Massive Spoilers ahead…
Liked
- Sentence level writing: Hobb knows how to write a sentence
- I found the character Bee fascinating, and liked the chapters from her point of view
- Even minor characters like Revel and Shun are distinctly draw; Shun is one of those character you love to hate. Although Hobb has been able to change a spoiled character into something else before.
- Speaking of Shun, is it just me or is it obvious that she is Chade’s bastard?
- Maybe this makes me a bad person, but Molly never did much for me, so I wasn’t sad when she died. More to the point, Molly dying should help push Fitz out of his complacent rut — that and what happens to Bee at the very end.
- This book pretty much proves my theory that the Fool is either female, or a member of a race of hermaphrodites that sometimes change gender. We already knew from earlier books that they reproduce rarely, and it was strongly implied, magically. Molly getting pregnant at her age is a miracle that magic explain well. It fits in with Hobb’s magic, which is generally more subtle.

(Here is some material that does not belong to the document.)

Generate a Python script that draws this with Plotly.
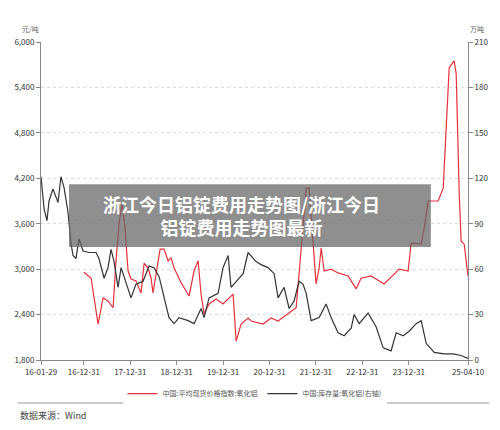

- Speaking of which, if Bee really is the Fool’s soon, then was Fitz carrying around a magic love child all this time that the Fool put into him in one of those mind merging events that happened in earlier books? That’s kind of kinky if you think about. Or is the Fitz the father? He does have two kinds of magic in him, so that might make sense too.
Disliked
- Fitz, once again, is so clueless it’s painful. It’s dramatic irony if you realize something a few chapters before a character: it’s just painful if you realize it 25% of the way through the book and the character realizes it at the end. I’m talking realizing Bee is a baby Fool, not that she could be the “son”. Given that Fools seem to reproduce like magical cuckoos, having the baby look more human makes sense from a survival point of view.
- I do not usually know “whodunit” in a murder mystery, and I knew that Bee was a member of the “Fool” race almost immediately. I had my suspicions when the pregnancy took a long time (I also had a wrong theory that Molly had some horrible growth that was going to kill her.)
- The plot did not get any momentum until Molly becomes pregnant, which is nearly 100 pages in. The book could have been more tightly plotted.
Summary
- Some interesting stuff that would have been better with a shorter word count, and a more clueful Fitz. We may finally find out what the deal is with the Fool’s rather unusual race.